----- Original Message ----- From: "Saso Kiselkov" <[email protected]>


Okay, I've reworked and simplified the ARC buf hash changes to just
change the way we size the hash table and bump up the amount of hash
tables we allocate to 1MB/1GB.
Webrev: http://cr.illumos.org/~webrev/skiselkov/new_buf_hash/
Issue: https://www.illumos.org/issues/4218

Did you mean "This index is then masked with ht_mask" (remove
the word "by"?) in the following:
+ * which spits out a 64-bit hash index. This index is then masked
+ * by with ht_mask to obtain the final index into the hash table:

You're right, I was hastily editing the description to correspond to the
1D hash table stuff and forgot to delete a preposition. Updated.
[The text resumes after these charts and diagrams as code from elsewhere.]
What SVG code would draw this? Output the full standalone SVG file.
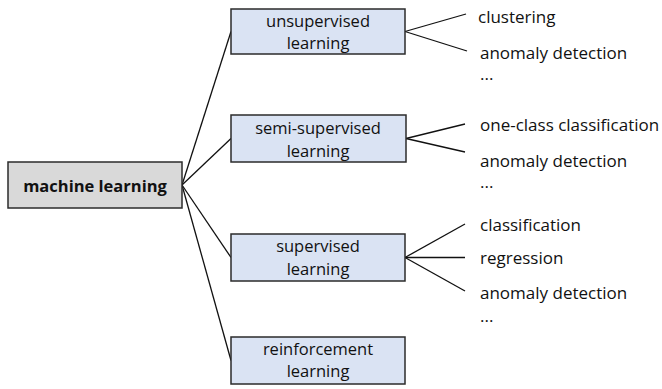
<svg xmlns="http://www.w3.org/2000/svg" width="662" height="389" viewBox="0 0 662 389">
<style>
.box{fill:#dae3f3;stroke:#2b2b2b;stroke-width:1.5}
.root{fill:#d9d9d9;stroke:#2b2b2b;stroke-width:1.5}
text{font-family:"Open Sans","Liberation Sans",Arial,sans-serif;font-size:17px;fill:#111}
.c{text-anchor:middle;font-size:16.5px}
.b{font-weight:bold}
#connectors line{stroke:#111;stroke-width:1.3}
</style>
<rect width="662" height="389" fill="#fff"/>
<g id="connectors">
<line x1="182" y1="185" x2="231" y2="31.5"/>
<line x1="182" y1="185" x2="231" y2="138.5"/>
<line x1="182" y1="185" x2="231" y2="257.5"/>
<line x1="182" y1="185" x2="231" y2="360.5"/>
<line x1="405" y1="31.5" x2="466" y2="14"/>
<line x1="405" y1="31.5" x2="467" y2="51"/>
<line x1="406" y1="138.5" x2="465" y2="124"/>
<line x1="406" y1="138.5" x2="465" y2="152"/>
<line x1="405" y1="257.5" x2="465" y2="224"/>
<line x1="405" y1="257.5" x2="465" y2="257.5"/>
<line x1="405" y1="257.5" x2="465" y2="291"/>
</g>
<g id="machine-learning">
<rect class="root" x="8" y="162" width="174" height="46"/>
<text class="c b" x="95" y="192">machine learning</text>
</g>
<g id="unsupervised">
<rect class="box" x="231" y="9" width="174" height="45"/>
<text class="c" x="318" y="27">unsupervised</text>
<text class="c" x="318" y="49">learning</text>
</g>
<g id="semi-supervised">
<rect class="box" x="231" y="115" width="175" height="47"/>
<text class="c" x="318" y="134">semi-supervised</text>
<text class="c" x="318" y="157">learning</text>
</g>
<g id="supervised">
<rect class="box" x="231" y="234" width="174" height="47"/>
<text class="c" x="318" y="252">supervised</text>
<text class="c" x="318" y="275">learning</text>
</g>
<g id="reinforcement">
<rect class="box" x="231" y="337" width="174" height="47"/>
<text class="c" x="318" y="355">reinforcement</text>
<text class="c" x="318" y="377">learning</text>
</g>
<g id="unsupervised-leaves">
<text x="478" y="23">clustering</text>
<text x="480" y="59">anomaly detection</text>
<text x="480" y="80">...</text>
</g>
<g id="semi-supervised-leaves">
<text x="480" y="131">one-class classification</text>
<text x="480" y="167">anomaly detection</text>
<text x="480" y="188">...</text>
</g>
<g id="supervised-leaves">
<text x="480" y="231">classification</text>
<text x="480" y="264">regression</text>
<text x="480" y="299">anomaly detection</text>
<text x="480" y="322">...</text>
</g>
</svg>
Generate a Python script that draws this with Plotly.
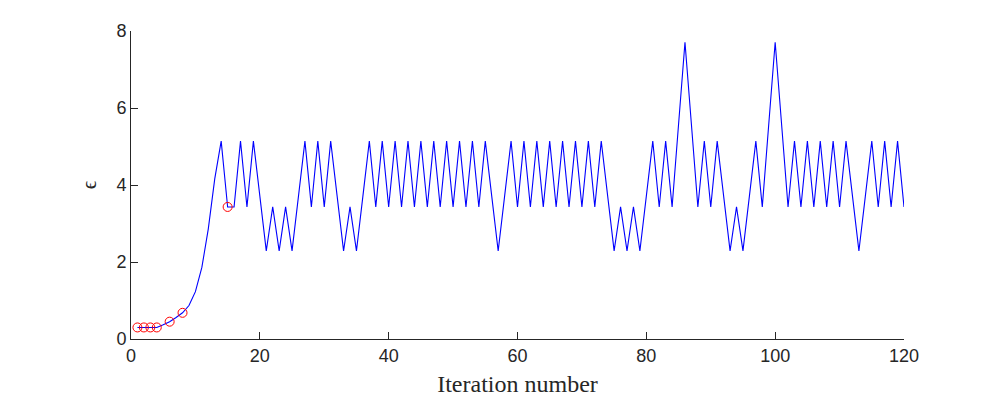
import plotly.graph_objects as go

# epsilon per iteration
iterations = list(range(1, 121))
epsilon = [
    0.30, 0.30, 0.30, 0.30, 0.37, 0.45, 0.56, 0.68, 0.87, 1.23,
    1.86, 2.86, 4.16, 5.14, 3.43, 3.43, 5.14, 3.43, 5.14, 3.71,
    2.29, 3.43, 2.29, 3.43, 2.29, 3.71, 5.14, 3.43, 5.14, 3.43,
    5.14, 3.71, 2.29, 3.43, 2.29, 3.71, 5.14, 3.43, 5.14, 3.43,
    5.14, 3.43, 5.14, 3.43, 5.14, 3.43, 5.14, 3.43, 5.14, 3.43,
    5.14, 3.43, 5.14, 3.43, 5.14, 3.71, 2.29, 3.71, 5.14, 3.43,
    5.14, 3.43, 5.14, 3.43, 5.14, 3.43, 5.14, 3.43, 5.14, 3.43,
    5.14, 3.43, 5.14, 3.71, 2.29, 3.43, 2.29, 3.43, 2.29, 3.71,
    5.14, 3.43, 5.14, 3.43, 5.57, 7.71, 5.57, 3.43, 5.14, 3.43,
    5.14, 3.71, 2.29, 3.43, 2.29, 3.71, 5.14, 3.43, 5.57, 7.71,
    5.57, 3.43, 5.14, 3.43, 5.14, 3.43, 5.14, 3.43, 5.14, 3.43,
    5.14, 3.71, 2.29, 3.71, 5.14, 3.43, 5.14, 3.43, 5.14, 3.43,
]

# highlighted iterations (red circles)
marked_iter = [1, 2, 3, 4, 6, 8, 15]
marked_eps = [0.30, 0.30, 0.30, 0.30, 0.45, 0.68, 3.43]

x_ticks = [0, 20, 40, 60, 80, 100, 120]
y_ticks = [0, 2, 4, 6, 8]

ink = "#262626"

fig = go.Figure()
fig.add_trace(go.Scatter(x=iterations, y=epsilon, mode="lines",
                         line=dict(color="#0000ff", width=1.1),
                         showlegend=False))
fig.add_trace(go.Scatter(x=marked_iter, y=marked_eps, mode="markers",
                         marker=dict(symbol="circle-open", size=9,
                                     color="#ff0000", line=dict(width=1)),
                         showlegend=False))

axis_common = dict(showline=True, linecolor=ink, linewidth=1,
                   ticks="inside", ticklen=7, tickcolor=ink,
                   showgrid=False, zeroline=False, mirror=False,
                   automargin=False,
                   tickfont=dict(family="Liberation Sans, Arial", size=18, color=ink))

# page body adds ~8px offset, so margins are shifted to compensate
fig.update_layout(
    width=1000, height=400,
    margin=dict(l=123, r=104, t=23, b=69),
    paper_bgcolor="white", plot_bgcolor="white",
    xaxis=dict(range=[0, 120], tickvals=x_ticks, **axis_common,
               title=dict(text="Iteration number", standoff=10,
                          font=dict(family="Liberation Serif, DejaVu Serif",
                                    size=24, color=ink))),
    yaxis=dict(range=[0, 8], tickvals=y_ticks, **axis_common,
               title=dict(text="ϵ", standoff=14,
                          font=dict(family="Liberation Serif, DejaVu Serif",
                                    size=21, color=ink))),
)

fig.write_html("out.html")
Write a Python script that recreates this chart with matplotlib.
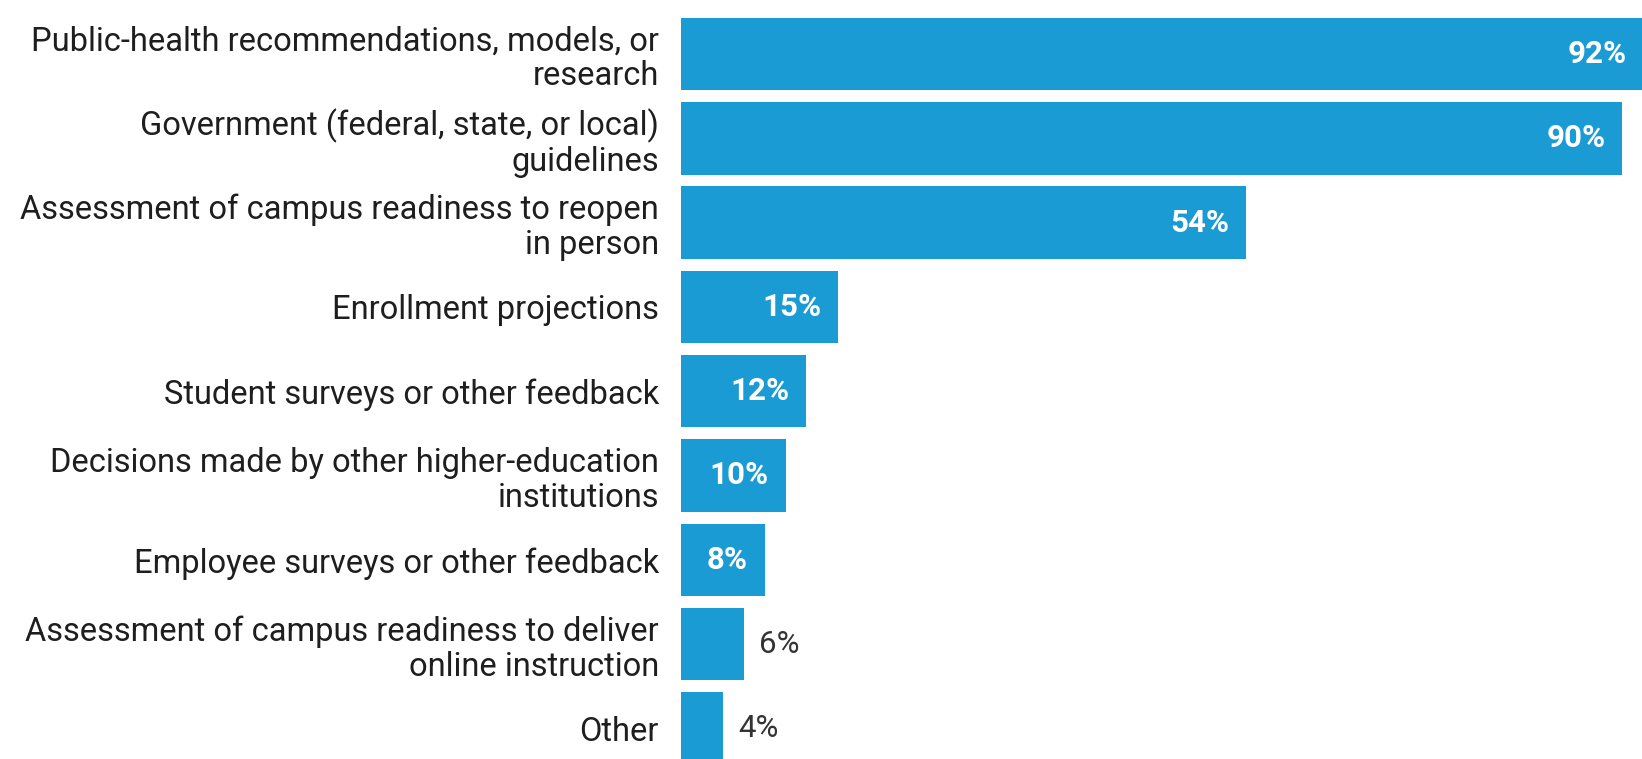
import numpy as np
import matplotlib.pyplot as plt

# data
categories = [
    'Public-health recommendations, models, or\nresearch',
    'Government (federal, state, or local)\nguidelines',
    'Assessment of campus readiness to reopen\nin person',
    'Enrollment projections',
    'Student surveys or other feedback',
    'Decisions made by other higher-education\ninstitutions',
    'Employee surveys or other feedback',
    'Assessment of campus readiness to deliver\nonline instruction',
    'Other',
]
values = [92, 90, 54, 15, 12, 10, 8, 6, 4]
value_labels = ['92%', '90%', '54%', '15%', '12%', '10%', '8%', '6%', '4%']

bar_color = '#1a9bd3'
text_color = '#1e1e1e'

plt.rcParams['font.family'] = ['Roboto', 'DejaVu Sans']

fig = plt.figure(figsize=(16.42, 7.59), dpi=100)
fig.patch.set_facecolor('white')
ax = fig.add_axes([681 / 1642, 0, 1 - 681 / 1642, 1])
ax.set_facecolor('white')

y = np.arange(len(categories))
ax.barh(y, values, height=0.86, color=bar_color, clip_on=True)

ax.set_xlim(0, 91.9)
ax.set_ylim(8.363, -0.64)

ax.set_yticks(y)
ax.set_yticklabels(categories, fontsize=23.5, color=text_color, linespacing=1.12)
ax.tick_params(axis='y', length=0, pad=16)
ax.set_xticks([])
for s in ax.spines.values():
    s.set_visible(False)

# value labels: inside (white, bold) for wide bars, outside for narrow ones
for i, (v, lab) in enumerate(zip(values, value_labels)):
    if v >= 8:
        ax.annotate(lab, xy=(v, i), xytext=(-12, 0), textcoords='offset points',
                    ha='right', va='center', color='white', fontsize=22.5,
                    fontweight='bold', annotation_clip=False)
    else:
        ax.annotate(lab, xy=(v, i), xytext=(11, 0), textcoords='offset points',
                    ha='left', va='center', color='#333333', fontsize=22.5,
                    annotation_clip=False)

fig.savefig('out.png', dpi=100)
It may be a silly question but should the hash sizing not be based
around zfs_arc_max instead of physmem?

I don't see much reason to tie these two together. The in-memory size of
the ARC (zfs_arc_max) is independent of the performance of hash lookups
on it (keep in mind that the ARC also holds references to buffers in the
L2ARC).

How about the case where the admin has specifically sized a smaller
zfs_arc_max to keep ZFS / ARC memory requirements down as they want
the memory for other uses, and there is no L2ARC.

In this case sizing the hash based of the machine physmem could counter
act this and hence cause a problem, could it not?

I know its extreme but for example a machine with 256GB of ram but
zfs_arc_max set to 1GB you'd be allocating 256MB of that as the hash
size, which is surely a massive waste as you wouldn't need 256MB of
hash for just 1GB of ARC buffers?

Am I still barking up the wrong tree?